§ Instruction
Below this line are records; write out exactly the lines from the one containing "Give me the matplotlib source for this chart." through the one containing "from matplotlib.patches import Patch", with the pictures left out.

§ Extracted information
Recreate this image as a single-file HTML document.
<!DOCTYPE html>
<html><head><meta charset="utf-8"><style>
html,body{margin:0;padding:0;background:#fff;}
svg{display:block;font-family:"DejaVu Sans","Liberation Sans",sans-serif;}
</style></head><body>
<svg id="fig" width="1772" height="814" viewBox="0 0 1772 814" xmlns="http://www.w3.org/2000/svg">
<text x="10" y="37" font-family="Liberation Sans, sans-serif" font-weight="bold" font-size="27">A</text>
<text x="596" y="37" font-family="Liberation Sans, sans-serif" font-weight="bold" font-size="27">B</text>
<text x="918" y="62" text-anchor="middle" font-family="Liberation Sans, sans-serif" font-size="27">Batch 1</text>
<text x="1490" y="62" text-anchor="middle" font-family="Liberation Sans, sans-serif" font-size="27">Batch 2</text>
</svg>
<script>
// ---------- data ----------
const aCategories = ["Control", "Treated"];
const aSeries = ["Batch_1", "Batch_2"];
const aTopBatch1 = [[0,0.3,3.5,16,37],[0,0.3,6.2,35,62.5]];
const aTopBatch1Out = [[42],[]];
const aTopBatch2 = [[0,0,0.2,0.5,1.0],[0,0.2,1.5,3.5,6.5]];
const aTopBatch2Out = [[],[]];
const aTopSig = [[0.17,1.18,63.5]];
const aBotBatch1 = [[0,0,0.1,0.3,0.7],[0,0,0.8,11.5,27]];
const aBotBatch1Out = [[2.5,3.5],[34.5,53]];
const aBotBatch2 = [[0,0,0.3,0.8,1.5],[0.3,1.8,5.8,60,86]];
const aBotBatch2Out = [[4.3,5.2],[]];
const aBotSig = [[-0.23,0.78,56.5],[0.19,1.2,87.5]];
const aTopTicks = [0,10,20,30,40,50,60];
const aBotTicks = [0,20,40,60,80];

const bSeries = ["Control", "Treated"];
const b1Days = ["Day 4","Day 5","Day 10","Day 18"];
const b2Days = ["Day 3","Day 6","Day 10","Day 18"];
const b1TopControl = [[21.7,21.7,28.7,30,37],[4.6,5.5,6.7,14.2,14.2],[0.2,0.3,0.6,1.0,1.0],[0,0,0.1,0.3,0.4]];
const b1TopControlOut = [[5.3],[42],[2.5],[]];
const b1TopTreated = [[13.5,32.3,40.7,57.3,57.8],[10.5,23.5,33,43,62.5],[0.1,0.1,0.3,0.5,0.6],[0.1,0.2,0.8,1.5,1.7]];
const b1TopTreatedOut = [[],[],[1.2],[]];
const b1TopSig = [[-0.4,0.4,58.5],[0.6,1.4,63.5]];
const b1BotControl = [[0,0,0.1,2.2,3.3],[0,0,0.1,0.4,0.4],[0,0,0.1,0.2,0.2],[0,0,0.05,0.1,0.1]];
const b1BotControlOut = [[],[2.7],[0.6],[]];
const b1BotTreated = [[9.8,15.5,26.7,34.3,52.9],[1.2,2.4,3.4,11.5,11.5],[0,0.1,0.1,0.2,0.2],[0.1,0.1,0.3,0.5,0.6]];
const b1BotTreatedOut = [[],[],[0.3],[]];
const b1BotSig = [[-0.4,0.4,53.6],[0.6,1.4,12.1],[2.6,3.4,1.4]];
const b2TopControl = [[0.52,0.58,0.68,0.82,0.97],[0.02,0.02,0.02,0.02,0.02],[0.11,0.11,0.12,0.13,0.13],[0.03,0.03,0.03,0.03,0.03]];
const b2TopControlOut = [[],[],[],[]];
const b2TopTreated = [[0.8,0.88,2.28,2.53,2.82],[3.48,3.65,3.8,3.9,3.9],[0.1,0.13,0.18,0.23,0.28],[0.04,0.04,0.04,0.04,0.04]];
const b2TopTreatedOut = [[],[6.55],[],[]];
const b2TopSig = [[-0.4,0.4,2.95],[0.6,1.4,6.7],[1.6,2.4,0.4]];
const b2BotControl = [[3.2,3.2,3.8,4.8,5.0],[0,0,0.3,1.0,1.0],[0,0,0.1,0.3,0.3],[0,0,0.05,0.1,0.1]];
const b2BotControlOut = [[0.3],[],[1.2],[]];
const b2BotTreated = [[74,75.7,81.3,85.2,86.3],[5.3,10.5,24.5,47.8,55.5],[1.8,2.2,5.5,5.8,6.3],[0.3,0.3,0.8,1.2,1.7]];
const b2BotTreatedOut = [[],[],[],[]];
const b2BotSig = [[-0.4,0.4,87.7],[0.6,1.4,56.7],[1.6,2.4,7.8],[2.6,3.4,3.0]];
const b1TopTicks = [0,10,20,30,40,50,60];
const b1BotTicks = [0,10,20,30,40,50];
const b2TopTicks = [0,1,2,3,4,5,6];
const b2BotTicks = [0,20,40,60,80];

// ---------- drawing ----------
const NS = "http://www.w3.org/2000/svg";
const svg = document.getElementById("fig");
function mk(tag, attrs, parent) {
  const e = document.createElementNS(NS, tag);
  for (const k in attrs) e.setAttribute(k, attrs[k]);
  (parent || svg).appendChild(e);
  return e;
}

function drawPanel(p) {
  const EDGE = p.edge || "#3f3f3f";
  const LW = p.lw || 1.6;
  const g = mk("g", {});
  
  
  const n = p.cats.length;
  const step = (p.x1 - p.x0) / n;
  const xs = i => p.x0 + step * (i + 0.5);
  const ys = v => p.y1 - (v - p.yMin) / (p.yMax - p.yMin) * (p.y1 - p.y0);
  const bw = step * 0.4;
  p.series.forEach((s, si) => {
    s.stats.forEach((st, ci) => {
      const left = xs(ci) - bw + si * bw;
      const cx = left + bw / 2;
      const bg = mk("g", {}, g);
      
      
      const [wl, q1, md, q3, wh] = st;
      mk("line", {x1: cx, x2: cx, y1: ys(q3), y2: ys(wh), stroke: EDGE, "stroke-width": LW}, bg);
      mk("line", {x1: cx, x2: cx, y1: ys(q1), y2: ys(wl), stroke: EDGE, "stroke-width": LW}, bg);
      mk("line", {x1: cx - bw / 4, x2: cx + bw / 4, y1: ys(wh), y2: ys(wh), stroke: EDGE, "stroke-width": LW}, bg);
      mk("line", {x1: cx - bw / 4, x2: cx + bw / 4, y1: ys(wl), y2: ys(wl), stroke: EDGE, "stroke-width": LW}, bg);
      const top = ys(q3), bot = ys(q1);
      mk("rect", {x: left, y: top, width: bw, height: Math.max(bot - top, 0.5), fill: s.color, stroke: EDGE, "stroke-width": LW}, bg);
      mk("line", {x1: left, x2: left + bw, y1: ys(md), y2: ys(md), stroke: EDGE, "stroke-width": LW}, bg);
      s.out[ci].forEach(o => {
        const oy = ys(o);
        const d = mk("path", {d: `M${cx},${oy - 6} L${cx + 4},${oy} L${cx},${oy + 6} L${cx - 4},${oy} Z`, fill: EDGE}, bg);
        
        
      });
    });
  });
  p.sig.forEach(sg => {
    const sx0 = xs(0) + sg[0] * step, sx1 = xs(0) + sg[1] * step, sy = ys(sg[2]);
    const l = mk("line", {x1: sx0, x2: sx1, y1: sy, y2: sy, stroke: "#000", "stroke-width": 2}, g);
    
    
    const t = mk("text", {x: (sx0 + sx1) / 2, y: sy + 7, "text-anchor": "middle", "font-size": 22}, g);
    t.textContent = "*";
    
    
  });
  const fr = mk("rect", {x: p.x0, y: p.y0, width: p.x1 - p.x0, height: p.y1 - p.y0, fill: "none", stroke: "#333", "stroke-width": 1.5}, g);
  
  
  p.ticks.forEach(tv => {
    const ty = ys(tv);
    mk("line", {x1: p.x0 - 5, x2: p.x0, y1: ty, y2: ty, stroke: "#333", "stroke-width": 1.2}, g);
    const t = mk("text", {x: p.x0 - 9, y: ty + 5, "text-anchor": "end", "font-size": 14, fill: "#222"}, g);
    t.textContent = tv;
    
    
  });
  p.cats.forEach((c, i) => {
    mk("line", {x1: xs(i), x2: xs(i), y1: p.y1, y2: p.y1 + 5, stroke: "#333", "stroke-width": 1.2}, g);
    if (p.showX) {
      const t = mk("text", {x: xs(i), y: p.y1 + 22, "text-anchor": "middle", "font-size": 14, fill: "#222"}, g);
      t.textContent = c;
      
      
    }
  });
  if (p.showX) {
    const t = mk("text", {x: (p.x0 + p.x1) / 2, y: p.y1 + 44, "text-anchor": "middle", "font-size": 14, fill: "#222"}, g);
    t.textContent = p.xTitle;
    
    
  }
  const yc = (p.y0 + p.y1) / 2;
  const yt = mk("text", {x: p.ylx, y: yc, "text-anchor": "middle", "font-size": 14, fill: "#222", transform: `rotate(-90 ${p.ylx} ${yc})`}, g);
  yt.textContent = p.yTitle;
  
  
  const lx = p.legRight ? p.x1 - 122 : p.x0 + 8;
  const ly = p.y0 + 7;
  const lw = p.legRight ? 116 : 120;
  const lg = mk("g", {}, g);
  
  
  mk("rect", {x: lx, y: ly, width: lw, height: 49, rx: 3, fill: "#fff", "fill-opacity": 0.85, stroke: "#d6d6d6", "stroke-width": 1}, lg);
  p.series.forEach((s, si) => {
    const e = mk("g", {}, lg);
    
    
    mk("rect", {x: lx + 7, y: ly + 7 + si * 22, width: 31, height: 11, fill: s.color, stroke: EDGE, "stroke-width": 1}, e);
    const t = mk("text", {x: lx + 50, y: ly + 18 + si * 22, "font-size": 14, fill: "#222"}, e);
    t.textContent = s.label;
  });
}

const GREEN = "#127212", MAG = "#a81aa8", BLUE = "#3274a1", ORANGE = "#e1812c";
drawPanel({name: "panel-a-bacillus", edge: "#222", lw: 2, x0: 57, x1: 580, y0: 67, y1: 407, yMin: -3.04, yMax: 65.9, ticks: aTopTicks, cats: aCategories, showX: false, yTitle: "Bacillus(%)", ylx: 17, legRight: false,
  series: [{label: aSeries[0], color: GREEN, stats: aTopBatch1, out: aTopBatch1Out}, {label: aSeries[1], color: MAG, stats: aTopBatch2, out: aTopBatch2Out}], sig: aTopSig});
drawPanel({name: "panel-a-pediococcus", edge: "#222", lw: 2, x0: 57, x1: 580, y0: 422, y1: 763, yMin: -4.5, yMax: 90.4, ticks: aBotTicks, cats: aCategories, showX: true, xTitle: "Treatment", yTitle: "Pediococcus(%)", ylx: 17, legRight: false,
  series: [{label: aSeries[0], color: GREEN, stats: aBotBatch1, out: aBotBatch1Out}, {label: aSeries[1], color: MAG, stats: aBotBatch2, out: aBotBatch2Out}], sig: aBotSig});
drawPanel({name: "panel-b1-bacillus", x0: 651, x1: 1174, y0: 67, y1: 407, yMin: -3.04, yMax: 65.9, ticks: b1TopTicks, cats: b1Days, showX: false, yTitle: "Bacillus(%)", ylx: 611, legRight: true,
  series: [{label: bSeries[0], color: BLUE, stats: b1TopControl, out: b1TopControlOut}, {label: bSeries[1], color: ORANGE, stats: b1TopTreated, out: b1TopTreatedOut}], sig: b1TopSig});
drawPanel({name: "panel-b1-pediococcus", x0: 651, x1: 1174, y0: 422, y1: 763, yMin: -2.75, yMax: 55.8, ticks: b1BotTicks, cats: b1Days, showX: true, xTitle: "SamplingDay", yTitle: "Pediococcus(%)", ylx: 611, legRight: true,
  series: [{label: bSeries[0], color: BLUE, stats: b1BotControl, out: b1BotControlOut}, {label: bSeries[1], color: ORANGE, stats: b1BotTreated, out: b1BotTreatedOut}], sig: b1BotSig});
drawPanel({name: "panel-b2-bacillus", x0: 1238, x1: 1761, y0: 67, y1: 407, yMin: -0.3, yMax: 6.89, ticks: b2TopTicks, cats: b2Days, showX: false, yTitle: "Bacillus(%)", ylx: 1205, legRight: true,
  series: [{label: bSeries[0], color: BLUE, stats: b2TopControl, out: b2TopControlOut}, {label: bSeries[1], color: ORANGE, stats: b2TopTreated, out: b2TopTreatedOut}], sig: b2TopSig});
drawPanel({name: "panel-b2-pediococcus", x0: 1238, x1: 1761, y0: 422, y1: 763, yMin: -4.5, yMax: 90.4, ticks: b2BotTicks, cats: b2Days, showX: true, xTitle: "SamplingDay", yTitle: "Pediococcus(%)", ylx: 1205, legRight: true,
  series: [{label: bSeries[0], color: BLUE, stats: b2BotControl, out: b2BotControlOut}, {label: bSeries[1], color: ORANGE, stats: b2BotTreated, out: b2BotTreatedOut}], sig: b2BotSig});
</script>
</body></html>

---

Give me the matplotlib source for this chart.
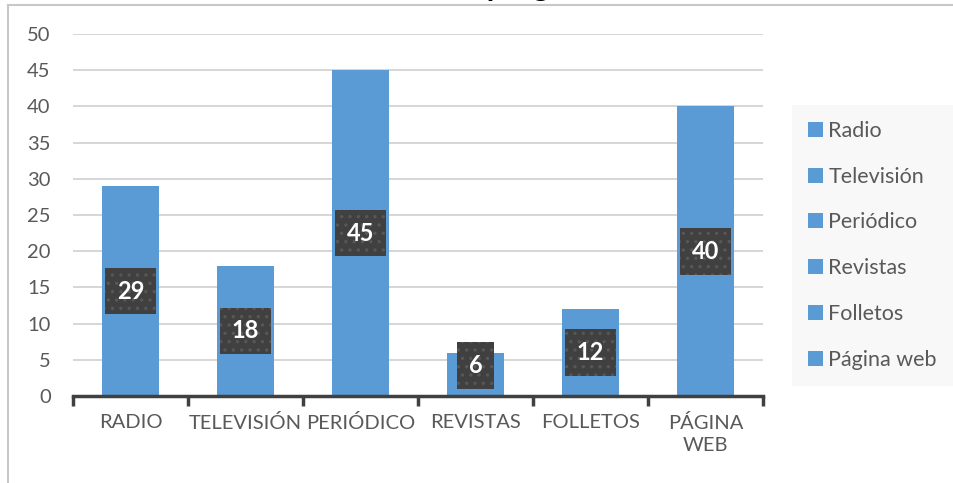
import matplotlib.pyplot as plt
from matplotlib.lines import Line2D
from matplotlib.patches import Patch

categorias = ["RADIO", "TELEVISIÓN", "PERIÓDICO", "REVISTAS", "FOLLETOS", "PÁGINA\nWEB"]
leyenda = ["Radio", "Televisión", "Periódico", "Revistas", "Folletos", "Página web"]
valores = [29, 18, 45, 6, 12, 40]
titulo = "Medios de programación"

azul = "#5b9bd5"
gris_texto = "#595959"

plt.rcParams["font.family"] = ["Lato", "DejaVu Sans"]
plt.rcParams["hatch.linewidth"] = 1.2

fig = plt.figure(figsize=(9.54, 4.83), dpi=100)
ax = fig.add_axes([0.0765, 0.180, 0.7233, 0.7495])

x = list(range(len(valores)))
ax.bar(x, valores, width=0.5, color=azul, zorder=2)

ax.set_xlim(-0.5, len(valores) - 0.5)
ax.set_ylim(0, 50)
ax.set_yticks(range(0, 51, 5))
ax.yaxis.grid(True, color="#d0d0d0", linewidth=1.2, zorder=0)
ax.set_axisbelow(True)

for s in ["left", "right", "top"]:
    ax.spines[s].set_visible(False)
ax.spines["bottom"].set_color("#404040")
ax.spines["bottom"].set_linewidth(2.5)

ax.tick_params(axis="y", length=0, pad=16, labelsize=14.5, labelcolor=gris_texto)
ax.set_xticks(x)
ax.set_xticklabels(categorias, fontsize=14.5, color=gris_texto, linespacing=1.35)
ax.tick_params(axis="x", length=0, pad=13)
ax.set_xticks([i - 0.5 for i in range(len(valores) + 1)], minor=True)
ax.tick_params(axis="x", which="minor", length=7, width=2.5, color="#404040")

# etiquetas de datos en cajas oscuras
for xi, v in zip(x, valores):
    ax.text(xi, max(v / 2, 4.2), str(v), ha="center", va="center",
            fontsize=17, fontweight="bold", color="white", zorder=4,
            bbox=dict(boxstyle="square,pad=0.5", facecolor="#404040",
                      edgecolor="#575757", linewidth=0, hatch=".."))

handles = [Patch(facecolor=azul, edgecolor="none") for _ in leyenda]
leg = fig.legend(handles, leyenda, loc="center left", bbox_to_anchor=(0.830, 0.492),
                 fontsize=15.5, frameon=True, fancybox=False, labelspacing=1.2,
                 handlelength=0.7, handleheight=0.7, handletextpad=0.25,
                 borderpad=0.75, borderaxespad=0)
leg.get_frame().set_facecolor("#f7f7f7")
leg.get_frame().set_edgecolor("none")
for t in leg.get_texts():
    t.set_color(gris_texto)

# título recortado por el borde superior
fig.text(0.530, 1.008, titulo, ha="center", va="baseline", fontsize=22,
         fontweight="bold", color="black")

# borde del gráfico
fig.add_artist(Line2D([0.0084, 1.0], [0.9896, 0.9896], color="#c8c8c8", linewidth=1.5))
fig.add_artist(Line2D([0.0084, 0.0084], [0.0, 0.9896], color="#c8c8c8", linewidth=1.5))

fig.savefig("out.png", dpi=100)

§ Answer for the task
Give me the matplotlib source for this chart.
import matplotlib.pyplot as plt
from matplotlib.lines import Line2D
from matplotlib.patches import Patch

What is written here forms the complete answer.